▶ Given material
☆ ☆ ☆ ☆ ☆

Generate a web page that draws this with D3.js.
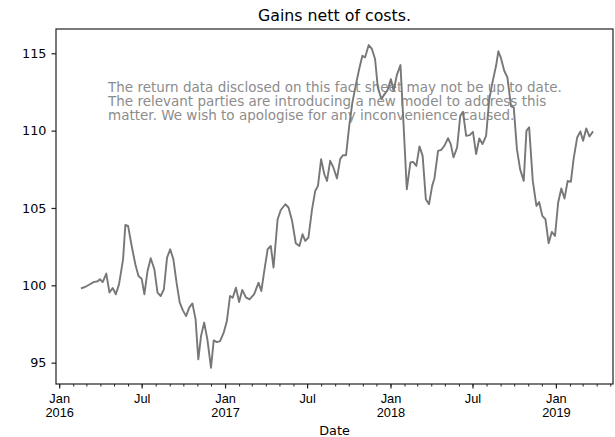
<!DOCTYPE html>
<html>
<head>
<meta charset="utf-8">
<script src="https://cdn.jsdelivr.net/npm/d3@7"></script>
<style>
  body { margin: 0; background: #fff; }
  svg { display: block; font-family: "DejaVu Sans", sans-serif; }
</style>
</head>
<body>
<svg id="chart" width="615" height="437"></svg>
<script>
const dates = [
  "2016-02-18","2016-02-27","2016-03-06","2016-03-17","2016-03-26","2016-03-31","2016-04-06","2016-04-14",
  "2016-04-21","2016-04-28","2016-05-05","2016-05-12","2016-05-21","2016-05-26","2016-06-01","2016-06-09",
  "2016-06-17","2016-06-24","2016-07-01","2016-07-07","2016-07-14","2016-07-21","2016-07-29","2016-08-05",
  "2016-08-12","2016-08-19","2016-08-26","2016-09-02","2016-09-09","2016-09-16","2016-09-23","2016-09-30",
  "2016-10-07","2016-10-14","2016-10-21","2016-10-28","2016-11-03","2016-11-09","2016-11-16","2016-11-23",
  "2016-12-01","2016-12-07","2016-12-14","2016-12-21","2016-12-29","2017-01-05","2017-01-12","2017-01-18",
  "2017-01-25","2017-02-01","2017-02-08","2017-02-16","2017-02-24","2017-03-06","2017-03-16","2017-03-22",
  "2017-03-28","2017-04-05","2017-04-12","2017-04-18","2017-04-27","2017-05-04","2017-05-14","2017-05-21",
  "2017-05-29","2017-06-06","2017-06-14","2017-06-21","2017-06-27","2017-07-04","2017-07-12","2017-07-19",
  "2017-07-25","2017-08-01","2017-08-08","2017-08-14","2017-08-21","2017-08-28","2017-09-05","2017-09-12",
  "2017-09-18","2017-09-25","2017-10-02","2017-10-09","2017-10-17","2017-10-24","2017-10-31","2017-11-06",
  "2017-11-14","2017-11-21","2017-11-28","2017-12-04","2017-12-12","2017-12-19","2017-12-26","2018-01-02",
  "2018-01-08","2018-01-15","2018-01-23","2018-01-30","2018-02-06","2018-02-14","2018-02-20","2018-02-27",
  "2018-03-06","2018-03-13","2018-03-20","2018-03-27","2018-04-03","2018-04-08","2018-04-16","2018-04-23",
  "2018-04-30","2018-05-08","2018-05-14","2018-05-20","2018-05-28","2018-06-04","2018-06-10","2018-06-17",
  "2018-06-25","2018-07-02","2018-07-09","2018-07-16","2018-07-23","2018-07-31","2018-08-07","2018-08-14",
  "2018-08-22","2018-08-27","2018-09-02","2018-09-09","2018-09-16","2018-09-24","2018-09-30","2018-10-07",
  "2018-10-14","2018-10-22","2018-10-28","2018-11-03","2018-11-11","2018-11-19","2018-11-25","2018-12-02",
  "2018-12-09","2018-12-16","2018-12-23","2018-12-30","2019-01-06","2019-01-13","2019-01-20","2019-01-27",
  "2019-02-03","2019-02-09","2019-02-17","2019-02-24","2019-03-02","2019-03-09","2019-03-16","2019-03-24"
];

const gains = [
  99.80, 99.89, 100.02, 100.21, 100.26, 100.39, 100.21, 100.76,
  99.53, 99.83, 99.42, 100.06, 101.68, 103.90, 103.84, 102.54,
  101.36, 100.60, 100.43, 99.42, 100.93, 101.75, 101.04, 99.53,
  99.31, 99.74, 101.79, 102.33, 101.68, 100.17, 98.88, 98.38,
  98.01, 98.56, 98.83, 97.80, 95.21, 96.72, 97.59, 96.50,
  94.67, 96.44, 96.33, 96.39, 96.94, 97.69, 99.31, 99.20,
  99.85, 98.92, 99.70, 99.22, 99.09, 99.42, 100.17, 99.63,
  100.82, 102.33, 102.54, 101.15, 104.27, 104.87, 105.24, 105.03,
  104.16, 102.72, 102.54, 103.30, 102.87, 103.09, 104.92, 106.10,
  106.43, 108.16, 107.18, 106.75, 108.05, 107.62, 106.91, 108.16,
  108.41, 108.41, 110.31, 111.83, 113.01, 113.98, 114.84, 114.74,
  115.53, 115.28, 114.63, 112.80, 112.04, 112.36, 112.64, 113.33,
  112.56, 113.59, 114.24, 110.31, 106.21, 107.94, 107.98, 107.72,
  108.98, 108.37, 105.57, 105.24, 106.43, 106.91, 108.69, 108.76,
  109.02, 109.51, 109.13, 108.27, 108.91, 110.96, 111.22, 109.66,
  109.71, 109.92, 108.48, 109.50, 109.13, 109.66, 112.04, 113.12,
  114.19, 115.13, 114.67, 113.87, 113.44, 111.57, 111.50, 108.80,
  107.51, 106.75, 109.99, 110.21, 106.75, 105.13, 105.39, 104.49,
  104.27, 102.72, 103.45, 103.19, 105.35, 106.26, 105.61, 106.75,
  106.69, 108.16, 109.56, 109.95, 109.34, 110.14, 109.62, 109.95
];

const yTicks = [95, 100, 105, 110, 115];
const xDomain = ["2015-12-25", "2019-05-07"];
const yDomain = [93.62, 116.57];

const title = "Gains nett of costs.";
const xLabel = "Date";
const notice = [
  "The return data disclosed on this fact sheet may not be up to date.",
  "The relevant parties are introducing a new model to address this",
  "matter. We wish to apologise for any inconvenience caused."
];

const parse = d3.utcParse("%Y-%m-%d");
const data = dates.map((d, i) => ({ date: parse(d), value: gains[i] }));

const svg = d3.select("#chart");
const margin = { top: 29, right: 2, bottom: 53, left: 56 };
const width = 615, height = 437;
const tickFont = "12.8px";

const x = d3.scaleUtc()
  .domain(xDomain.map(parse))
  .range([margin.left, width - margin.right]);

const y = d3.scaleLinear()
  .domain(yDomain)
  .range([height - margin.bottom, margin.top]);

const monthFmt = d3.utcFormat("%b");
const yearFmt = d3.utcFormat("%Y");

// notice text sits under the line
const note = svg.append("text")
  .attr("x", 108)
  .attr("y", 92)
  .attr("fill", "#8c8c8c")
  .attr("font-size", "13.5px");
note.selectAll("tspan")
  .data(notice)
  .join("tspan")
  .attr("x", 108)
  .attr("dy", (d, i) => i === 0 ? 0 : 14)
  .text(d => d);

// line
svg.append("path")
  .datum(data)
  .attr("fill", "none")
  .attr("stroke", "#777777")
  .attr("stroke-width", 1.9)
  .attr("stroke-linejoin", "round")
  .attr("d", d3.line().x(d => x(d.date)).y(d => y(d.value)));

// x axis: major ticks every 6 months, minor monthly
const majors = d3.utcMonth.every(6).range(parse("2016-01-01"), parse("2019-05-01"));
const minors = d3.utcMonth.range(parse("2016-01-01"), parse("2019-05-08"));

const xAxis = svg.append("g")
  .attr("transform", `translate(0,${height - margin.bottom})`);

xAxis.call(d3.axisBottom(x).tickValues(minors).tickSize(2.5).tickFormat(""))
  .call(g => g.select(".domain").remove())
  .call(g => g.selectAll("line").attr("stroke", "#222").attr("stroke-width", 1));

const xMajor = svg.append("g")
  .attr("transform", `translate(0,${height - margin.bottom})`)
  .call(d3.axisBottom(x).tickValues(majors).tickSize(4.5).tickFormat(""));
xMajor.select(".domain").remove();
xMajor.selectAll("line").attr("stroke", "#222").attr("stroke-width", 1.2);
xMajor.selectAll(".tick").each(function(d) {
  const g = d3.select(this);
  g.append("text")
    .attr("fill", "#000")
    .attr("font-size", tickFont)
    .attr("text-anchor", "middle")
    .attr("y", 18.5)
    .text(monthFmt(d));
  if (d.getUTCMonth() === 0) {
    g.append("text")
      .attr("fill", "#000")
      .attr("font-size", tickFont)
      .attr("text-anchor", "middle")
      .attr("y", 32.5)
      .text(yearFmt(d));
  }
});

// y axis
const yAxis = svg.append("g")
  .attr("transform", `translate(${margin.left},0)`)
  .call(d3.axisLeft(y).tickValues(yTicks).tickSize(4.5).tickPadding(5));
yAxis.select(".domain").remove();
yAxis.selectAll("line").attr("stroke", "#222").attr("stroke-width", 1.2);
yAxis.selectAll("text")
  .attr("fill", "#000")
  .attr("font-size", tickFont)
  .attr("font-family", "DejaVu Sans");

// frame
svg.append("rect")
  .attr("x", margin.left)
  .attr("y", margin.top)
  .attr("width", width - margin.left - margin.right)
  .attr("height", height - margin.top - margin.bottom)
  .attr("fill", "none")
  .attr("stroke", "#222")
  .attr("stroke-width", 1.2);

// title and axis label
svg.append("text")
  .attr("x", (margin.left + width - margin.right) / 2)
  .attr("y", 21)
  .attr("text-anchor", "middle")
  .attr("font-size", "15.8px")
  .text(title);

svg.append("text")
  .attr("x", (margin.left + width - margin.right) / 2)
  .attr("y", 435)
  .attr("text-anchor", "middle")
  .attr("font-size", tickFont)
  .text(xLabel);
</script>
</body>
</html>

☆ ☆ ☆ ☆ ☆

▶ Goal
Copy each line from the data above that includes "this".

▶ Response to the exercise
Generate a web page that draws this with D3.js.
  "The return data disclosed on this fact sheet may not be up to date.",
  "The relevant parties are introducing a new model to address this",
  const g = d3.select(this);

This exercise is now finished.